▶ Exercise task
Pull every line containing "Reproduce" out of the material below.

· · · ·

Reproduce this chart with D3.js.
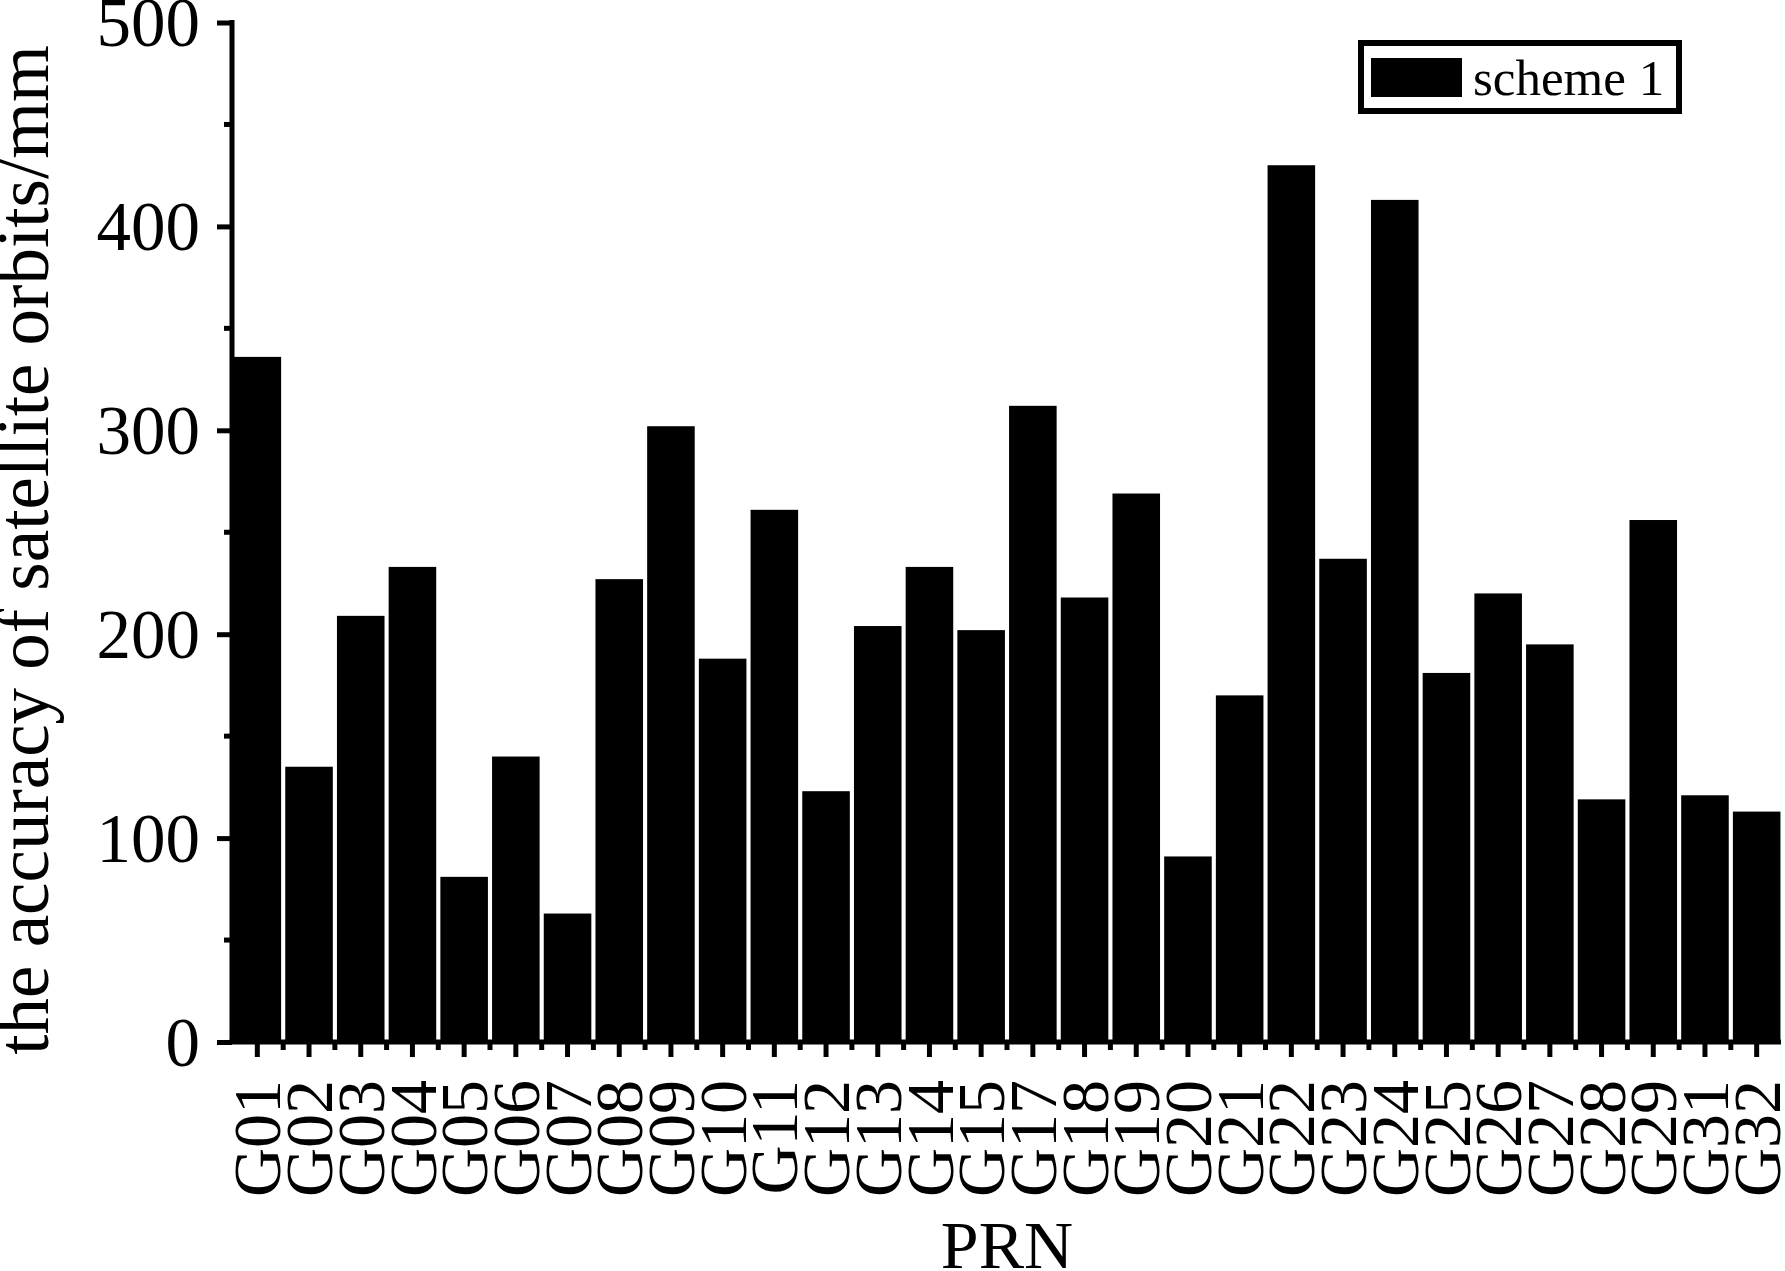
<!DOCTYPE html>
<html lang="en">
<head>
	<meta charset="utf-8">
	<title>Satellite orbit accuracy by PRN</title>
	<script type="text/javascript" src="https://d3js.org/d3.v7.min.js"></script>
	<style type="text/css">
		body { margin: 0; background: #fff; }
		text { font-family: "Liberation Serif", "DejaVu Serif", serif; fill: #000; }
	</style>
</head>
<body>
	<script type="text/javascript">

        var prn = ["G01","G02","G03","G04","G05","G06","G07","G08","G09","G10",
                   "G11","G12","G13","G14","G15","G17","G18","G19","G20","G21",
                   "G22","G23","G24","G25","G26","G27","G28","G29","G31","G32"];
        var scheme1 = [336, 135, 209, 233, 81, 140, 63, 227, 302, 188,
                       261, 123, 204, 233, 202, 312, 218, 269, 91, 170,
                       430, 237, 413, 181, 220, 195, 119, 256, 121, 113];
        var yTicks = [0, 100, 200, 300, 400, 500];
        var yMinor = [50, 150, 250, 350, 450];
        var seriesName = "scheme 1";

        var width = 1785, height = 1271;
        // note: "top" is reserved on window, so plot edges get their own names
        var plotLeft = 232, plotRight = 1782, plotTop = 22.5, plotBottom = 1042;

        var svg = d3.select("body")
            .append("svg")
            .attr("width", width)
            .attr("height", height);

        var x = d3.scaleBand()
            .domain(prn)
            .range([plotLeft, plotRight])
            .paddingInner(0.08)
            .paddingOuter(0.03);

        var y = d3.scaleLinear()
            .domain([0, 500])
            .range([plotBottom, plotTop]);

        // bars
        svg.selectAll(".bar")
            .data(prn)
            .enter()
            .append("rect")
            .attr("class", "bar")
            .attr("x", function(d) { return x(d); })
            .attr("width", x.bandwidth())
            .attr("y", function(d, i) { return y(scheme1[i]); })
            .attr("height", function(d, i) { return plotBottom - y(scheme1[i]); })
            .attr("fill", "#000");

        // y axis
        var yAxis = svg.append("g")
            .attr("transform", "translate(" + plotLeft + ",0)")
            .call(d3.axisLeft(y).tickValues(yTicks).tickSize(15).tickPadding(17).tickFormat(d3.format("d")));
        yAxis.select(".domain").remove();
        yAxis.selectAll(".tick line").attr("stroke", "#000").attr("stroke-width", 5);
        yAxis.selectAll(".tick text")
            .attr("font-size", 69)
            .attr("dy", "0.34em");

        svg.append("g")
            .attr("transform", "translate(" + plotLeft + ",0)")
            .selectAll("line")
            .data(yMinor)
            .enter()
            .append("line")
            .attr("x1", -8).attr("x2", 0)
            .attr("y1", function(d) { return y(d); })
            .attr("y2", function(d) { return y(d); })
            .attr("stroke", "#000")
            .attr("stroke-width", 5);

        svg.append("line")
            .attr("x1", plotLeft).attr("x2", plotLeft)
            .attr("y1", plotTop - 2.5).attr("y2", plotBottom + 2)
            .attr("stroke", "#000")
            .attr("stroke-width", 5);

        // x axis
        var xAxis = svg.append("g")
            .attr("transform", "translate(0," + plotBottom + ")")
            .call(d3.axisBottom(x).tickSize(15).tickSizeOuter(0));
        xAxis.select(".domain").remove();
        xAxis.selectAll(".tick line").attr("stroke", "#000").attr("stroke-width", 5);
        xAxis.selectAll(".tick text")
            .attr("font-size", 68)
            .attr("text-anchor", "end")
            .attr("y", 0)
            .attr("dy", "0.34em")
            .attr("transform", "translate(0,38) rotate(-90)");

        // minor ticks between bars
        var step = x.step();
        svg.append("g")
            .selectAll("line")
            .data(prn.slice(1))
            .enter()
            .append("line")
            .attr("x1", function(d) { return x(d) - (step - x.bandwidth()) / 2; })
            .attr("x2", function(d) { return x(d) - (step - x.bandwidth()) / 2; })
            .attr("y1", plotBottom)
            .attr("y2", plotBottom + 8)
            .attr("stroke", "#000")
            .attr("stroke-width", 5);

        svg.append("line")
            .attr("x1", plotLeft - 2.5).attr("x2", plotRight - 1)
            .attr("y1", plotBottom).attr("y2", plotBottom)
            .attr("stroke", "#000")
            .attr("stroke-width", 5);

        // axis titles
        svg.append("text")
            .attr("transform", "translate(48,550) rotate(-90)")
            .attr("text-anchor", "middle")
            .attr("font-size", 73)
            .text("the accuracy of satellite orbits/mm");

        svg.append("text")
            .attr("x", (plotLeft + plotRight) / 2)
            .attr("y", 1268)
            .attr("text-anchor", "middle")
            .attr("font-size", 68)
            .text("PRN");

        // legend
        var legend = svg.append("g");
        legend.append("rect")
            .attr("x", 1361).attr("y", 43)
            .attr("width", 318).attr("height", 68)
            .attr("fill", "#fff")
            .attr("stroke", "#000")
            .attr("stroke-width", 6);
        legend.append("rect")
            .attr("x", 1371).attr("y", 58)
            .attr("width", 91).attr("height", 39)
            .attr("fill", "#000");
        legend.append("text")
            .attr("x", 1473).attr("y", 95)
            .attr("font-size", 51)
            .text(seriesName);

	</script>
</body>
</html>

· · · ·

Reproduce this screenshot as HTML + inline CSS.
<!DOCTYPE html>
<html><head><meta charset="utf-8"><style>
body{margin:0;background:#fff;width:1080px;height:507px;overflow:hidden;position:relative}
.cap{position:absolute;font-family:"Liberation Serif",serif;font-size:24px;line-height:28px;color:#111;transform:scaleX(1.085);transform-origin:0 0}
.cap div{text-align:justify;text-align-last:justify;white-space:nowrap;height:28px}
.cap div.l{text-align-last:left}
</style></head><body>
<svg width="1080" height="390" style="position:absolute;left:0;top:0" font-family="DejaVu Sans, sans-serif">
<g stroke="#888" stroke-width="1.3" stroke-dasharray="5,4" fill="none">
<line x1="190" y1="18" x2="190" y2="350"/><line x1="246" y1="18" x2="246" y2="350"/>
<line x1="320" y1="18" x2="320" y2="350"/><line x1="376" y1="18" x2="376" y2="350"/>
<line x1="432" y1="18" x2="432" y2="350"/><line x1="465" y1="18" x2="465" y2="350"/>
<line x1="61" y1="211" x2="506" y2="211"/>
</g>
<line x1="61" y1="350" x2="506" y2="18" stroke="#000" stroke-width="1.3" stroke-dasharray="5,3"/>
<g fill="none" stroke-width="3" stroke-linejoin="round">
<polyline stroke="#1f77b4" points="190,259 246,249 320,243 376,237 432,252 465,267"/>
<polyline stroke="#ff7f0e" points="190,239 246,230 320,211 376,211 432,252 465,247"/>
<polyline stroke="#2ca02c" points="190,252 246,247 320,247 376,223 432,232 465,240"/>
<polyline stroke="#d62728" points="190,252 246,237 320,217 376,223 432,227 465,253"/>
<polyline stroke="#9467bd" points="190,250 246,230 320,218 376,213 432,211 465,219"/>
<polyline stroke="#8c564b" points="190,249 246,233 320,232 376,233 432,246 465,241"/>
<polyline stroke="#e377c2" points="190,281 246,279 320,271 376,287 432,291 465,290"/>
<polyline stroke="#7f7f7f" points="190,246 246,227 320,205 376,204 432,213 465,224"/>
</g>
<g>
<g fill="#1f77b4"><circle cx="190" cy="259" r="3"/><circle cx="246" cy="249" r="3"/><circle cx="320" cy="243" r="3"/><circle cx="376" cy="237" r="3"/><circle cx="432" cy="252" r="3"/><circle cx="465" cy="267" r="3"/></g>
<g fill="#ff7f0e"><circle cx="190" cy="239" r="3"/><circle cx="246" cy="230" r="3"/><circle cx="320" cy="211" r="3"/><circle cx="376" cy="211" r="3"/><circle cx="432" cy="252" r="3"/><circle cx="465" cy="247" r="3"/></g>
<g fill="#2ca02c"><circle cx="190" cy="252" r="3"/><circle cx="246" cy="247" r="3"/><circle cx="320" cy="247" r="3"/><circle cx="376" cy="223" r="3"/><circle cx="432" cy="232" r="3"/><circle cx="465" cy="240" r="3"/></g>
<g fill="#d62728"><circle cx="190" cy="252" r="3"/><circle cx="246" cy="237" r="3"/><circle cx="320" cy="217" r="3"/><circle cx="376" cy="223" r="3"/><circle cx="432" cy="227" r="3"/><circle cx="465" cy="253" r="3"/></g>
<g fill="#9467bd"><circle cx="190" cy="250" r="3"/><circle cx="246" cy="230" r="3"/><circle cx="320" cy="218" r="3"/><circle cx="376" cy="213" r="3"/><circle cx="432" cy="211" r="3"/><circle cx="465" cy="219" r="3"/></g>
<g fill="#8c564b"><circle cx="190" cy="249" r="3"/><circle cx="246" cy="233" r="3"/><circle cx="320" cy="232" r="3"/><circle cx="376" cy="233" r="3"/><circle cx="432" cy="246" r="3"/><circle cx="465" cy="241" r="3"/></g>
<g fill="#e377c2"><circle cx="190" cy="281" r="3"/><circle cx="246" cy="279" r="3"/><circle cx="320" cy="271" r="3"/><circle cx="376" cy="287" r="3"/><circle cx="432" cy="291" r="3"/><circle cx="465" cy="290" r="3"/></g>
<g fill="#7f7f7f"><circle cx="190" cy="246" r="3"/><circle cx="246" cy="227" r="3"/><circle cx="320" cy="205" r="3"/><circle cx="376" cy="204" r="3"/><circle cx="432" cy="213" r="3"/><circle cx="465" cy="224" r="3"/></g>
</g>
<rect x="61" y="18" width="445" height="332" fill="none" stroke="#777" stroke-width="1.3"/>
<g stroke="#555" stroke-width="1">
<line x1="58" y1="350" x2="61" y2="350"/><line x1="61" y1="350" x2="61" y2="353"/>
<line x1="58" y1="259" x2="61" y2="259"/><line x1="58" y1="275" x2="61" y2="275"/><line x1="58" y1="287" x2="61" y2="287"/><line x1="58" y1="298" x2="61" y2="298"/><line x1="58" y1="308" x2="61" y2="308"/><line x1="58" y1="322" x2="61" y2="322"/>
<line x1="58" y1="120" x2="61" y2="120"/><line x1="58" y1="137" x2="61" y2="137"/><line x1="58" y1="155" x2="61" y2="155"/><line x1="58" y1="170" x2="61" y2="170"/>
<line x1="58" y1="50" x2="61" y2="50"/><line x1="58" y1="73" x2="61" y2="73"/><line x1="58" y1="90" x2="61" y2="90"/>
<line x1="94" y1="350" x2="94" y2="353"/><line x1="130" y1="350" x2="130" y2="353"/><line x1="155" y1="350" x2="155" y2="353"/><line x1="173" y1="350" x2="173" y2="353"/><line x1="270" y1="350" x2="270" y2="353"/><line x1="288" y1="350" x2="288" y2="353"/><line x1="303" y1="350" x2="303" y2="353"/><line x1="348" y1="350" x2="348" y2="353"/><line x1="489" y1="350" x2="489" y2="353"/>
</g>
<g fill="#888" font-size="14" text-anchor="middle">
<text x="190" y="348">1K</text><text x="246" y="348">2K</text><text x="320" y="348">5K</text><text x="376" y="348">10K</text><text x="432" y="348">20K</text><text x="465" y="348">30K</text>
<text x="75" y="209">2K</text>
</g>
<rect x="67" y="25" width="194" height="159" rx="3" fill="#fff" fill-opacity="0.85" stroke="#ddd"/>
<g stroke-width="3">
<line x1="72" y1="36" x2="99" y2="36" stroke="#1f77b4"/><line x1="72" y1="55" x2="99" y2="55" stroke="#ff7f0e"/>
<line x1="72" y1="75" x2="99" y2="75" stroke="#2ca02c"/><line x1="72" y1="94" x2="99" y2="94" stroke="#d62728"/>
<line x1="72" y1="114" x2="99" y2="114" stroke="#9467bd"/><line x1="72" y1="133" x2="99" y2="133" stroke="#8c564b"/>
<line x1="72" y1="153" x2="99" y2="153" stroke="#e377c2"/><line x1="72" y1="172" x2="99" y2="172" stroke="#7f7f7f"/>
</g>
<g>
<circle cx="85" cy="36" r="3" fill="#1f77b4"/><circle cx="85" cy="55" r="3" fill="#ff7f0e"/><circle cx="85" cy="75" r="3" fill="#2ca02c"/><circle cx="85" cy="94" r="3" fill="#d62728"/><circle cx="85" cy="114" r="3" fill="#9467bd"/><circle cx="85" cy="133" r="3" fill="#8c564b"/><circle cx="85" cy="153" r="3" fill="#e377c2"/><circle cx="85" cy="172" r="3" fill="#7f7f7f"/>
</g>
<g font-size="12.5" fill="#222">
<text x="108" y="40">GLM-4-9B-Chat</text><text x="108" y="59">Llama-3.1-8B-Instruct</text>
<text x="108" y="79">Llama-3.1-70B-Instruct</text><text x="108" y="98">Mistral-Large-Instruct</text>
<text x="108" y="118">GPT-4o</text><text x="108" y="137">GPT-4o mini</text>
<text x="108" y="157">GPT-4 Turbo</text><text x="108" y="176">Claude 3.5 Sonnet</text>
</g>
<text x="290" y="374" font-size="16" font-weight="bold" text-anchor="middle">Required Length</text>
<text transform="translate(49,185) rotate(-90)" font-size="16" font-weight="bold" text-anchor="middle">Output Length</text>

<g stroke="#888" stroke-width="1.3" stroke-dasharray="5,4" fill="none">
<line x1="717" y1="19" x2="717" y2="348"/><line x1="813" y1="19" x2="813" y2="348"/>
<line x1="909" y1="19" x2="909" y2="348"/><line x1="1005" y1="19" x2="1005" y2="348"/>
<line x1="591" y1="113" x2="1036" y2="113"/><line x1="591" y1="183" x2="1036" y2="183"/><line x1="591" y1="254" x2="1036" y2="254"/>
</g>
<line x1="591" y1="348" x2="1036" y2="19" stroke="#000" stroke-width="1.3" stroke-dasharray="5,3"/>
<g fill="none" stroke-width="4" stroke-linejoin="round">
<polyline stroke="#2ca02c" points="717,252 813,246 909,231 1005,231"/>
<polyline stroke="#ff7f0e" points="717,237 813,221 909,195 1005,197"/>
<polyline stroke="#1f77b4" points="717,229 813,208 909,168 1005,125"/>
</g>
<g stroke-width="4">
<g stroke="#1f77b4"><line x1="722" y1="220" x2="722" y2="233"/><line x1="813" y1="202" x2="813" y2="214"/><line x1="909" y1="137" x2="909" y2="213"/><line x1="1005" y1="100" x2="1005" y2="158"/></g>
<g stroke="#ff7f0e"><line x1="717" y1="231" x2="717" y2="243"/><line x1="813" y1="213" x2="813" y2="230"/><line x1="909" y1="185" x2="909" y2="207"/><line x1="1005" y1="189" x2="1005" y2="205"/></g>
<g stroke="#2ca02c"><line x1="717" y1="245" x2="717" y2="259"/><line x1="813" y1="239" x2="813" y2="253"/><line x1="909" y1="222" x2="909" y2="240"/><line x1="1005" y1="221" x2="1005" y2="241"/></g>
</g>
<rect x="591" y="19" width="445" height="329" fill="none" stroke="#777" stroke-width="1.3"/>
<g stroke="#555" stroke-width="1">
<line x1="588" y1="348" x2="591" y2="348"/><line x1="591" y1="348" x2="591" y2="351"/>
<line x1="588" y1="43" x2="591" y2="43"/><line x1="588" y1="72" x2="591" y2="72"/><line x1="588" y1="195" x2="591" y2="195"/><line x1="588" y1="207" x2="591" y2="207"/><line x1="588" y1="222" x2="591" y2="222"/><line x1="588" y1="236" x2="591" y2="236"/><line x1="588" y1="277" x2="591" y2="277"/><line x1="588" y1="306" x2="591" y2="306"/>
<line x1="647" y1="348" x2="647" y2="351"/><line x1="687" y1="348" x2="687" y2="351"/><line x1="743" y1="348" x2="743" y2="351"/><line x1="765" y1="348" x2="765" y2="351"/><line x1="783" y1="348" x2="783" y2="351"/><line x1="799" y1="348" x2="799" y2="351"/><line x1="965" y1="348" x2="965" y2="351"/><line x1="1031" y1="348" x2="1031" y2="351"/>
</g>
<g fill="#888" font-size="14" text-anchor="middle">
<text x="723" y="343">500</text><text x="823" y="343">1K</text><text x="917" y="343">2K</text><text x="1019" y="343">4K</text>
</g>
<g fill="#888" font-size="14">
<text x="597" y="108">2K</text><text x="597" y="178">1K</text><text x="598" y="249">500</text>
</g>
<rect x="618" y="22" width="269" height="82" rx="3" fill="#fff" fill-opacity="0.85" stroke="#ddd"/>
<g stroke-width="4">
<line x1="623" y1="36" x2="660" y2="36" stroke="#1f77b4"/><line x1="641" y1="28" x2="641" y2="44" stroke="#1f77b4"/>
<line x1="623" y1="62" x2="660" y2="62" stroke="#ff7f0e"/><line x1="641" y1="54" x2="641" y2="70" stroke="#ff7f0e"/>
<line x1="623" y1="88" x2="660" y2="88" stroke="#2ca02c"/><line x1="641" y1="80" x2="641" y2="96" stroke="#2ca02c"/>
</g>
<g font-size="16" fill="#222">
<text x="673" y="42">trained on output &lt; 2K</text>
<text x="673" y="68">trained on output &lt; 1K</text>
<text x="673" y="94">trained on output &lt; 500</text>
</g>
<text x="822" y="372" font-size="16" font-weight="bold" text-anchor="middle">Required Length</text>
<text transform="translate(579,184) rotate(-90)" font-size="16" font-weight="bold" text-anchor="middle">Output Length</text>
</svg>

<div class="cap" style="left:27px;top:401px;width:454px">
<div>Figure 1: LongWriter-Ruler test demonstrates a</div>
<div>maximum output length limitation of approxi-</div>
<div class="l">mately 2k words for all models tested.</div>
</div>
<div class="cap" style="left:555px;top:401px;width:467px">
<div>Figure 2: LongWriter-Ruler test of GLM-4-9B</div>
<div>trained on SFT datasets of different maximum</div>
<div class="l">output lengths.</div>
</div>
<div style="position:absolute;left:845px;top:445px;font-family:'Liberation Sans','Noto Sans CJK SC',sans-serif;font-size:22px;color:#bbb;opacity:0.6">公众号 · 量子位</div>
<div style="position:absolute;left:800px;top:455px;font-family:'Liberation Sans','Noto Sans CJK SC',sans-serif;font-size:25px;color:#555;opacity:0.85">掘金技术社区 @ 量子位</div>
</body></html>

· · · ·

▶ Answer to the exercise
Reproduce this chart with D3.js.
Reproduce this screenshot as HTML + inline CSS.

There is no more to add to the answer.